**Exercise**
Retype only what runs from the first line of the listing to the line holding "import plotly.graph_objects as go", both included. Do not retype the pictures.

─── Available data ───

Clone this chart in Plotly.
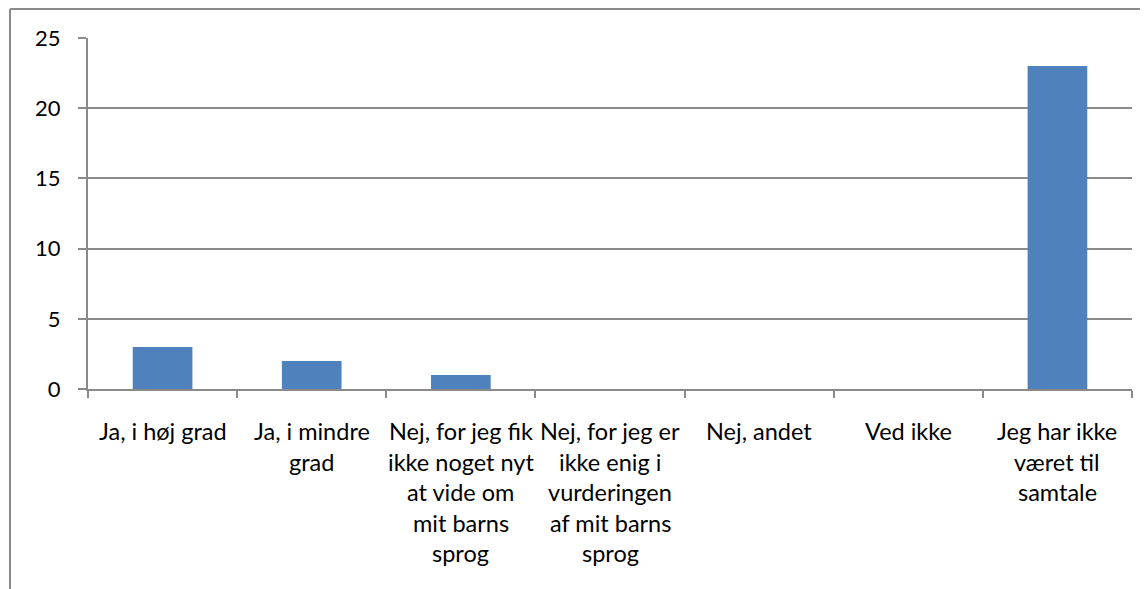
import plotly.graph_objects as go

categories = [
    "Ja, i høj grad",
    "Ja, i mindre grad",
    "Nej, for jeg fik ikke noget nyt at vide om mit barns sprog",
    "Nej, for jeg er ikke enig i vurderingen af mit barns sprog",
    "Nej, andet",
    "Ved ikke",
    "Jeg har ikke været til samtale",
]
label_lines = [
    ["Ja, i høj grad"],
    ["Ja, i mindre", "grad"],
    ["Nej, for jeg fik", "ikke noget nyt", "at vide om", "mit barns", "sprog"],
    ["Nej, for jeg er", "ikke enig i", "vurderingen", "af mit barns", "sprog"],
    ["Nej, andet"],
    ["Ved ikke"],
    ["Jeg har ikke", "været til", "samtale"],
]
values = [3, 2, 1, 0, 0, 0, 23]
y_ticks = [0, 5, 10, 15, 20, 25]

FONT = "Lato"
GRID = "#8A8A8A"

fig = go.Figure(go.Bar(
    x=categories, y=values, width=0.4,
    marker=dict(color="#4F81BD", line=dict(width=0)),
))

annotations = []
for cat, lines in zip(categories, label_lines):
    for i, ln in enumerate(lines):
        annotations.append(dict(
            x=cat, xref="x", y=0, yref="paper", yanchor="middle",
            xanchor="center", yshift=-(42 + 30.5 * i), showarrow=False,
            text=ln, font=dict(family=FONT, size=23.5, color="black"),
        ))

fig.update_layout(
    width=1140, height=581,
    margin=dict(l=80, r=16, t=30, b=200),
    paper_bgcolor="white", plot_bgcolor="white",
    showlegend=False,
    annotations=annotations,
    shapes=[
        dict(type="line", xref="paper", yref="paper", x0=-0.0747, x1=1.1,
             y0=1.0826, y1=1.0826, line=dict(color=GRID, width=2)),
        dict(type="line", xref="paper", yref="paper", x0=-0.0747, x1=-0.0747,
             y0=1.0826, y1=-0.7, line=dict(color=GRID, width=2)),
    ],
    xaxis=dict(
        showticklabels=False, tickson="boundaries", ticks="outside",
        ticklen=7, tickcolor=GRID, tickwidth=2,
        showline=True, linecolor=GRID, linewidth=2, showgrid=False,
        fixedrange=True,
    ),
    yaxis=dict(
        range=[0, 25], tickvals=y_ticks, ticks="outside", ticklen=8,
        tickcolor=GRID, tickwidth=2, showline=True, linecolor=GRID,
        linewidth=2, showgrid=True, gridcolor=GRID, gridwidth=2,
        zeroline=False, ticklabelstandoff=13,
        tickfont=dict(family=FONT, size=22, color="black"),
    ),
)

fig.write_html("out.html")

───

**Final result**
Clone this chart in Plotly.
import plotly.graph_objects as go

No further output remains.